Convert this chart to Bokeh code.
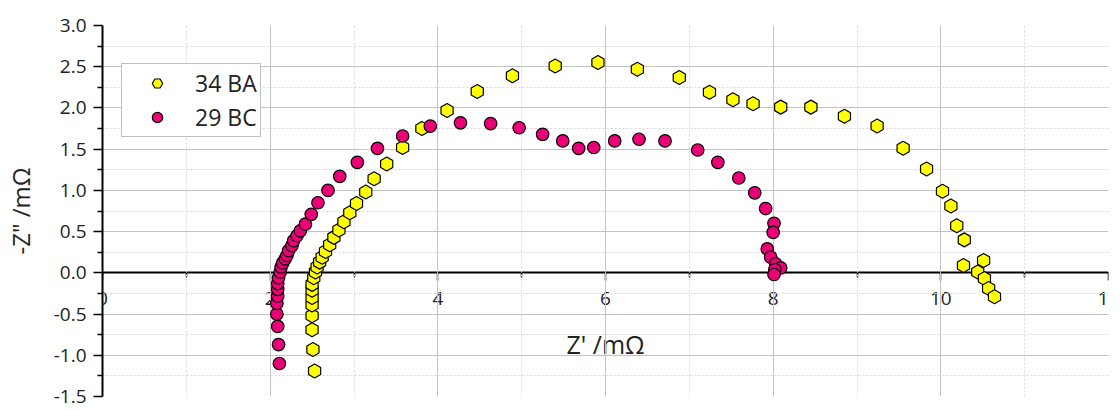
import math
from bokeh.plotting import figure
from bokeh.models import Range1d, FixedTicker, PrintfTickFormatter
from bokeh.embed import file_html
from bokeh.resources import INLINE

# ---- data ----
series_names = ["34 BA", "29 BC"]

ba_x = [2.53, 2.51, 2.50, 2.50, 2.50, 2.50, 2.50, 2.50, 2.52, 2.54,
        2.56, 2.59, 2.62, 2.66, 2.71, 2.76, 2.82, 2.88, 2.95, 3.03,
        3.14, 3.24, 3.39, 3.58, 3.81, 4.11, 4.47, 4.89, 5.40, 5.91,
        6.38, 6.88, 7.24, 7.52, 7.76, 8.09, 8.45, 8.85, 9.24, 9.55,
        9.83, 10.02, 10.12, 10.19, 10.28, 10.27, 10.51, 10.44, 10.52, 10.57,
        10.64]
ba_y = [-1.19, -0.93, -0.69, -0.52, -0.39, -0.30, -0.21, -0.14, -0.06, 0.01,
        0.07, 0.13, 0.19, 0.26, 0.34, 0.43, 0.52, 0.62, 0.73, 0.84,
        0.98, 1.14, 1.32, 1.52, 1.75, 1.97, 2.20, 2.39, 2.51, 2.55,
        2.47, 2.37, 2.19, 2.10, 2.05, 2.01, 2.01, 1.90, 1.78, 1.51,
        1.26, 0.99, 0.81, 0.57, 0.40, 0.09, 0.15, 0.01, -0.07, -0.19,
        -0.29]

bc_x = [2.11, 2.10, 2.09, 2.08, 2.08, 2.09, 2.09, 2.09, 2.10, 2.12,
        2.13, 2.15, 2.18, 2.20, 2.22, 2.26, 2.28, 2.32, 2.36, 2.42,
        2.49, 2.57, 2.69, 2.83, 3.04, 3.28, 3.58, 3.91, 4.27, 4.63,
        4.97, 5.25, 5.49, 5.68, 5.86, 6.11, 6.40, 6.71, 7.10, 7.34,
        7.59, 7.78, 7.91, 8.01, 8.00, 7.93, 7.97, 8.03, 8.09, 8.02,
        8.01]
bc_y = [-1.10, -0.87, -0.65, -0.50, -0.37, -0.28, -0.20, -0.13, -0.06, 0.01,
        0.07, 0.12, 0.17, 0.21, 0.27, 0.33, 0.39, 0.45, 0.51, 0.59,
        0.71, 0.85, 1.00, 1.17, 1.34, 1.51, 1.66, 1.78, 1.82, 1.81,
        1.76, 1.68, 1.60, 1.51, 1.52, 1.60, 1.62, 1.60, 1.49, 1.34,
        1.15, 0.97, 0.78, 0.60, 0.49, 0.29, 0.19, 0.11, 0.06, 0.04,
        -0.02]

x_ticks = [0, 2, 4, 6, 8, 10, 12]
x_minor = [1, 3, 5, 7, 9, 11]
y_ticks = [-1.5, -1.0, -0.5, 0.0, 0.5, 1.0, 1.5, 2.0, 2.5, 3.0]
y_minor = [-1.25, -0.75, -0.25, 0.25, 0.75, 1.25, 1.75, 2.25, 2.75]
x_title = "Z' /mΩ"
y_title = '-Z" /mΩ'

FONT = "Open Sans"
TXT = "#222222"

p = figure(width=1120, height=410, output_backend="svg", toolbar_location=None,
           x_range=Range1d(0, 12), y_range=Range1d(-1.5, 3.0),
           min_border_left=102, min_border_right=12,
           min_border_top=25, min_border_bottom=14)
p.outline_line_color = None
p.background_fill_color = "white"

# grids
p.xgrid.ticker = FixedTicker(ticks=[t for t in x_ticks if 0 < t < 12], minor_ticks=x_minor)
p.ygrid.ticker = FixedTicker(ticks=[t for t in y_ticks if t not in (0.0, -1.5, 3.0)], minor_ticks=y_minor)
for g in (p.xgrid, p.ygrid):
    g.grid_line_color = "#c2c2c2"
    g.grid_line_width = 1
    g.minor_grid_line_color = "#d8d8d8"
    g.minor_grid_line_dash = "2 2"
    g.minor_grid_line_width = 1

# x axis at y = 0
xa = p.xaxis[0]
xa.fixed_location = 0
xa.level = "underlay"
xa.ticker = FixedTicker(ticks=x_ticks, minor_ticks=x_minor)
xa.axis_line_color = "black"
xa.axis_line_width = 2
xa.major_tick_line_color = "black"
xa.major_tick_line_width = 1.5
xa.minor_tick_line_color = "black"
xa.minor_tick_line_width = 1.5
xa.major_tick_in = 0
xa.major_tick_out = 8
xa.minor_tick_in = 0
xa.minor_tick_out = 5
xa.major_label_text_font = FONT
xa.major_label_text_font_size = "19px"
xa.major_label_text_color = TXT
xa.major_label_standoff = 11
xa.axis_label = x_title
xa.axis_label_text_font = FONT
xa.axis_label_text_font_size = "25px"
xa.axis_label_text_font_style = "normal"
xa.axis_label_text_color = TXT
xa.axis_label_standoff = 19

ya = p.yaxis[0]
ya.ticker = FixedTicker(ticks=y_ticks, minor_ticks=y_minor)
ya.formatter = PrintfTickFormatter(format="%.1f")
ya.axis_line_color = "black"
ya.axis_line_width = 2
ya.major_tick_line_color = "black"
ya.major_tick_line_width = 1.5
ya.minor_tick_line_color = "black"
ya.minor_tick_line_width = 1.5
ya.major_tick_in = 0
ya.major_tick_out = 9
ya.minor_tick_in = 0
ya.minor_tick_out = 5
ya.major_label_text_font = FONT
ya.major_label_text_font_size = "19px"
ya.major_label_text_color = TXT
ya.major_label_standoff = 7
ya.axis_label = y_title
ya.axis_label_text_font = FONT
ya.axis_label_text_font_size = "24px"
ya.axis_label_text_font_style = "normal"
ya.axis_label_text_color = TXT
ya.axis_label_standoff = 14

p.scatter(ba_x, ba_y, marker="hex", size=14, angle=math.pi / 2,
          fill_color="#ffff00", line_color="black", line_width=1.2,
          legend_label=series_names[0])
p.scatter(bc_x, bc_y, marker="circle", size=12.5,
          fill_color="#ec0078", line_color="black", line_width=1.2,
          legend_label=series_names[1])

lg = p.legend[0]
lg.location = (19, 259)
lg.margin = 0
lg.padding = 3
lg.spacing = 2
lg.glyph_width = 64
lg.glyph_height = 26
lg.label_height = 26
lg.label_width = 62
lg.label_standoff = 6
lg.label_text_font = FONT
lg.label_text_font_size = "23px"
lg.label_text_color = TXT
lg.border_line_color = "#808080"
lg.border_line_width = 1
lg.background_fill_color = "white"
lg.background_fill_alpha = 1.0

open("out.html", "w").write(file_html(p, INLINE))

> [Written request]:
Copy all the data exactly as written, but skip any picture.

> [Correct response]:
Convert this chart to Bokeh code.
import math
from bokeh.plotting import figure
from bokeh.models import Range1d, FixedTicker, PrintfTickFormatter
from bokeh.embed import file_html
from bokeh.resources import INLINE

# ---- data ----
series_names = ["34 BA", "29 BC"]

ba_x = [2.53, 2.51, 2.50, 2.50, 2.50, 2.50, 2.50, 2.50, 2.52, 2.54,
        2.56, 2.59, 2.62, 2.66, 2.71, 2.76, 2.82, 2.88, 2.95, 3.03,
        3.14, 3.24, 3.39, 3.58, 3.81, 4.11, 4.47, 4.89, 5.40, 5.91,
        6.38, 6.88, 7.24, 7.52, 7.76, 8.09, 8.45, 8.85, 9.24, 9.55,
        9.83, 10.02, 10.12, 10.19, 10.28, 10.27, 10.51, 10.44, 10.52, 10.57,
        10.64]
ba_y = [-1.19, -0.93, -0.69, -0.52, -0.39, -0.30, -0.21, -0.14, -0.06, 0.01,
        0.07, 0.13, 0.19, 0.26, 0.34, 0.43, 0.52, 0.62, 0.73, 0.84,
        0.98, 1.14, 1.32, 1.52, 1.75, 1.97, 2.20, 2.39, 2.51, 2.55,
        2.47, 2.37, 2.19, 2.10, 2.05, 2.01, 2.01, 1.90, 1.78, 1.51,
        1.26, 0.99, 0.81, 0.57, 0.40, 0.09, 0.15, 0.01, -0.07, -0.19,
        -0.29]

bc_x = [2.11, 2.10, 2.09, 2.08, 2.08, 2.09, 2.09, 2.09, 2.10, 2.12,
        2.13, 2.15, 2.18, 2.20, 2.22, 2.26, 2.28, 2.32, 2.36, 2.42,
        2.49, 2.57, 2.69, 2.83, 3.04, 3.28, 3.58, 3.91, 4.27, 4.63,
        4.97, 5.25, 5.49, 5.68, 5.86, 6.11, 6.40, 6.71, 7.10, 7.34,
        7.59, 7.78, 7.91, 8.01, 8.00, 7.93, 7.97, 8.03, 8.09, 8.02,
        8.01]
bc_y = [-1.10, -0.87, -0.65, -0.50, -0.37, -0.28, -0.20, -0.13, -0.06, 0.01,
        0.07, 0.12, 0.17, 0.21, 0.27, 0.33, 0.39, 0.45, 0.51, 0.59,
        0.71, 0.85, 1.00, 1.17, 1.34, 1.51, 1.66, 1.78, 1.82, 1.81,
        1.76, 1.68, 1.60, 1.51, 1.52, 1.60, 1.62, 1.60, 1.49, 1.34,
        1.15, 0.97, 0.78, 0.60, 0.49, 0.29, 0.19, 0.11, 0.06, 0.04,
        -0.02]

x_ticks = [0, 2, 4, 6, 8, 10, 12]
x_minor = [1, 3, 5, 7, 9, 11]
y_ticks = [-1.5, -1.0, -0.5, 0.0, 0.5, 1.0, 1.5, 2.0, 2.5, 3.0]
y_minor = [-1.25, -0.75, -0.25, 0.25, 0.75, 1.25, 1.75, 2.25, 2.75]
x_title = "Z' /mΩ"
y_title = '-Z" /mΩ'

FONT = "Open Sans"
TXT = "#222222"

p = figure(width=1120, height=410, output_backend="svg", toolbar_location=None,
           x_range=Range1d(0, 12), y_range=Range1d(-1.5, 3.0),
           min_border_left=102, min_border_right=12,
           min_border_top=25, min_border_bottom=14)
p.outline_line_color = None
p.background_fill_color = "white"

# grids
p.xgrid.ticker = FixedTicker(ticks=[t for t in x_ticks if 0 < t < 12], minor_ticks=x_minor)
p.ygrid.ticker = FixedTicker(ticks=[t for t in y_ticks if t not in (0.0, -1.5, 3.0)], minor_ticks=y_minor)
for g in (p.xgrid, p.ygrid):
    g.grid_line_color = "#c2c2c2"
    g.grid_line_width = 1
    g.minor_grid_line_color = "#d8d8d8"
    g.minor_grid_line_dash = "2 2"
    g.minor_grid_line_width = 1

# x axis at y = 0
xa = p.xaxis[0]
xa.fixed_location = 0
xa.level = "underlay"
xa.ticker = FixedTicker(ticks=x_ticks, minor_ticks=x_minor)
xa.axis_line_color = "black"
xa.axis_line_width = 2
xa.major_tick_line_color = "black"
xa.major_tick_line_width = 1.5
xa.minor_tick_line_color = "black"
xa.minor_tick_line_width = 1.5
xa.major_tick_in = 0
xa.major_tick_out = 8
xa.minor_tick_in = 0
xa.minor_tick_out = 5
xa.major_label_text_font = FONT
xa.major_label_text_font_size = "19px"
xa.major_label_text_color = TXT
xa.major_label_standoff = 11
xa.axis_label = x_title
xa.axis_label_text_font = FONT
xa.axis_label_text_font_size = "25px"
xa.axis_label_text_font_style = "normal"
xa.axis_label_text_color = TXT
xa.axis_label_standoff = 19

ya = p.yaxis[0]
ya.ticker = FixedTicker(ticks=y_ticks, minor_ticks=y_minor)
ya.formatter = PrintfTickFormatter(format="%.1f")
ya.axis_line_color = "black"
ya.axis_line_width = 2
ya.major_tick_line_color = "black"
ya.major_tick_line_width = 1.5
ya.minor_tick_line_color = "black"
ya.minor_tick_line_width = 1.5
ya.major_tick_in = 0
ya.major_tick_out = 9
ya.minor_tick_in = 0
ya.minor_tick_out = 5
ya.major_label_text_font = FONT
ya.major_label_text_font_size = "19px"
ya.major_label_text_color = TXT
ya.major_label_standoff = 7
ya.axis_label = y_title
ya.axis_label_text_font = FONT
ya.axis_label_text_font_size = "24px"
ya.axis_label_text_font_style = "normal"
ya.axis_label_text_color = TXT
ya.axis_label_standoff = 14

p.scatter(ba_x, ba_y, marker="hex", size=14, angle=math.pi / 2,
          fill_color="#ffff00", line_color="black", line_width=1.2,
          legend_label=series_names[0])
p.scatter(bc_x, bc_y, marker="circle", size=12.5,
          fill_color="#ec0078", line_color="black", line_width=1.2,
          legend_label=series_names[1])

lg = p.legend[0]
lg.location = (19, 259)
lg.margin = 0
lg.padding = 3
lg.spacing = 2
lg.glyph_width = 64
lg.glyph_height = 26
lg.label_height = 26
lg.label_width = 62
lg.label_standoff = 6
lg.label_text_font = FONT
lg.label_text_font_size = "23px"
lg.label_text_color = TXT
lg.border_line_color = "#808080"
lg.border_line_width = 1
lg.background_fill_color = "white"
lg.background_fill_alpha = 1.0

open("out.html", "w").write(file_html(p, INLINE))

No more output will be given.